In spite of the almost universal acceptance of Buddhism among the Lao groups, most Laotians also believe in the rich traditional spiritual life. The belief in phi (spirits) affects the people’s relationship to nature, provides a cause of illness and misfortune, and shapes interpersonal relationships. Many of the Wat have small spirit huts included on their grounds and many of the village monks are respected as having the ability to exorcise malevolent spirits or contact favorable ones.
Phi have much in common with the spirits of the land worshipped in other Southeast Asian countries. Some are connected with the elements of earth, heaven, fire and water; others are the malevolent spirits of those who dies by accident, violence or in childbirth. There is a belief in 32 Khwan (spirits) which protect people form various misfortunes: illness occurs when one or more of these spirits leave the body. A ceremony is conducted which calls these spirits back into the body; cotton strings are tied around the wrist to keep the spirits in place.

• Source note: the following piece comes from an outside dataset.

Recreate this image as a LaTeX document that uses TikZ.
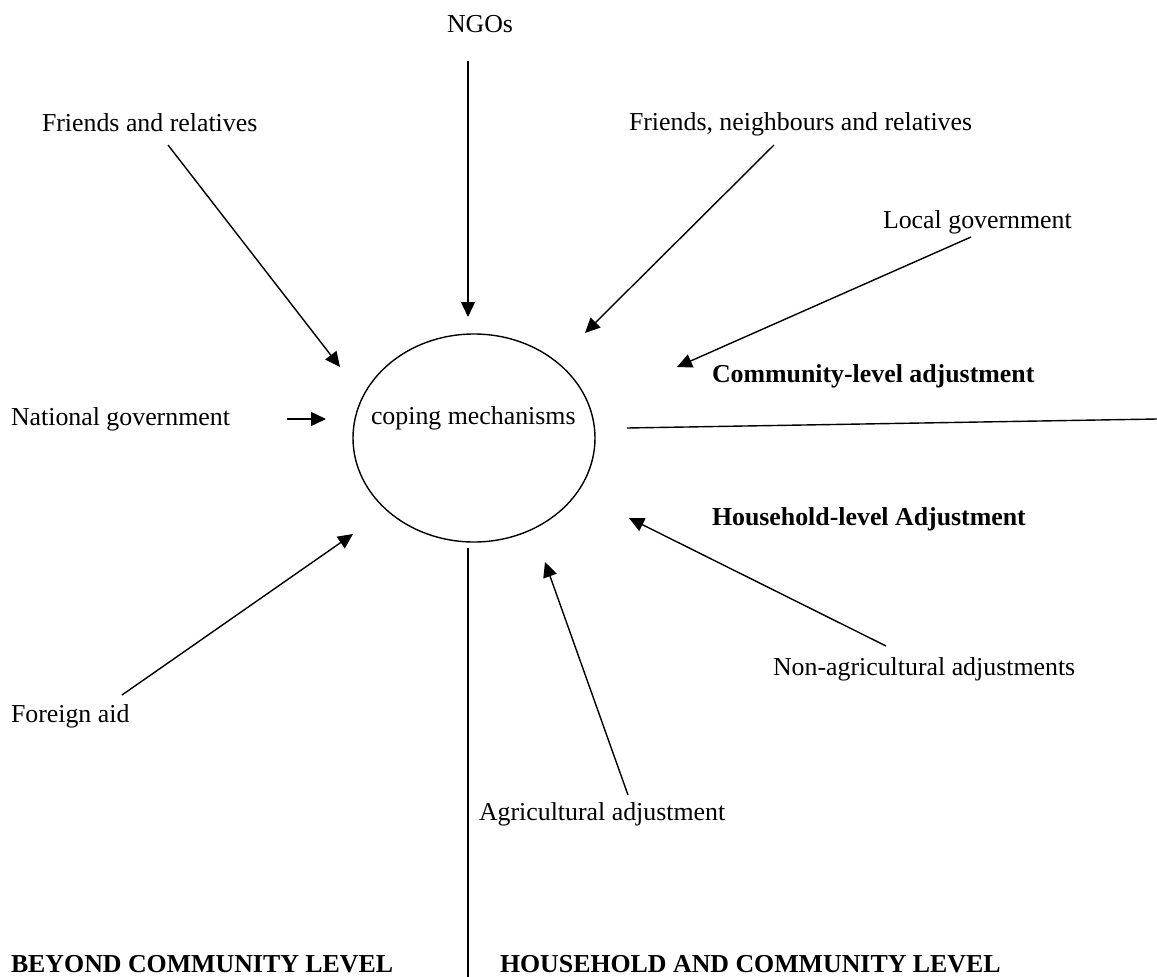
\documentclass[tikz,border=0pt]{standalone}
\usepackage{fontspec}
\setmainfont{Liberation Serif}
\usetikzlibrary{arrows.meta,shapes.geometric}

\begin{document}
\begin{tikzpicture}[x=1pt,y=-1pt,
  txt/.style={anchor=base west,inner sep=0pt,outer sep=0pt,
              font=\fontsize{25.85pt}{30pt}\selectfont},
  hdr/.style={txt,font=\fontsize{25.85pt}{30pt}\selectfont\bfseries},
  feed/.style={line width=1.4pt,-{Triangle[length=15pt,width=14pt]}},
  divider/.style={line width=1.4pt}]

\useasboundingbox (0,0) rectangle (1157,977);

% central ellipse and its label
\node[draw,ellipse,line width=1.4pt,minimum width=242pt,minimum height=208pt,
      inner sep=0pt] (core) at (474,438) {};
\node[txt] (coretext) at (371,424) {coping mechanisms};

% sources of support
\node[txt] (ngo)  at (447,32)  {NGOs};
\node[txt] (fr)   at (42,131)  {Friends and relatives};
\node[txt] (fnr)  at (629,130) {Friends, neighbours and relatives};
\node[txt] (lg)   at (883,228) {Local government};
\node[txt] (ng)   at (11,425)  {National government};
\node[txt] (fa)   at (11,722)  {Foreign aid};
\node[txt] (nag)  at (773,675) {Non-agricultural adjustments};
\node[txt] (ag)   at (479,820) {Agricultural adjustment};

% level headings
\node[hdr] (comm) at (712,382) {Community-level adjustment};
\node[hdr] (hh)   at (712,525) {Household-level Adjustment};
\node[hdr] (bcl)  at (11,972)  {BEYOND COMMUNITY LEVEL};
\node[hdr] (hcl)  at (500,972) {HOUSEHOLD AND COMMUNITY LEVEL};

% arrow ends
\coordinate (ngoS) at (468,61);  \coordinate (ngoE) at (468,317);
\coordinate (frS)  at (168,145); \coordinate (frE)  at (340,367);
\coordinate (fnrS) at (774,145); \coordinate (fnrE) at (585,333);
\coordinate (lgS)  at (971,237); \coordinate (lgE)  at (677,367);
\coordinate (ngS)  at (287,419); \coordinate (ngE)  at (326,419);
\coordinate (faS)  at (122,695); \coordinate (faE)  at (353,534);
\coordinate (nagS) at (886,646); \coordinate (nagE) at (629,518);
\coordinate (agS)  at (628,795); \coordinate (agE)  at (545,562);

\draw[feed] (ngoS) -- (ngoE);
\draw[feed] (frS)  -- (frE);
\draw[feed] (fnrS) -- (fnrE);
\draw[feed] (lgS)  -- (lgE);
\draw[feed] (ngS)  -- (ngE);
\draw[feed] (faS)  -- (faE);
\draw[feed] (nagS) -- (nagE);
\draw[feed] (agS)  -- (agE);

% dividing lines between levels
\coordinate (hL) at (627,428); \coordinate (hR) at (1157,419);
\coordinate (vT) at (468,548); \coordinate (vB) at (468,977);
\draw[divider] (hL) -- (hR);
\draw[divider] (vT) -- (vB);
\end{tikzpicture}
\end{document}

There are also spirits of animals, spirits of places, especially of dangerous places, and offerings of various kinds are made to placate them. Ceremonies generally involve a ritual specialist who oversees the offerings of chickens, rice wine and other agricultural products; after being given to the spirits, the earthly remains are eaten by the worshippers. Each village has a village spirit who needs to be nourished with gifts and ceremonies. The cult of ancestors is also important and a variety of ceremonies takes place honoring them, asking their assistance for their descendants. The belief in the existence of these spirits has mingled quite well with the mainstream Buddhism and no friction occurs between them.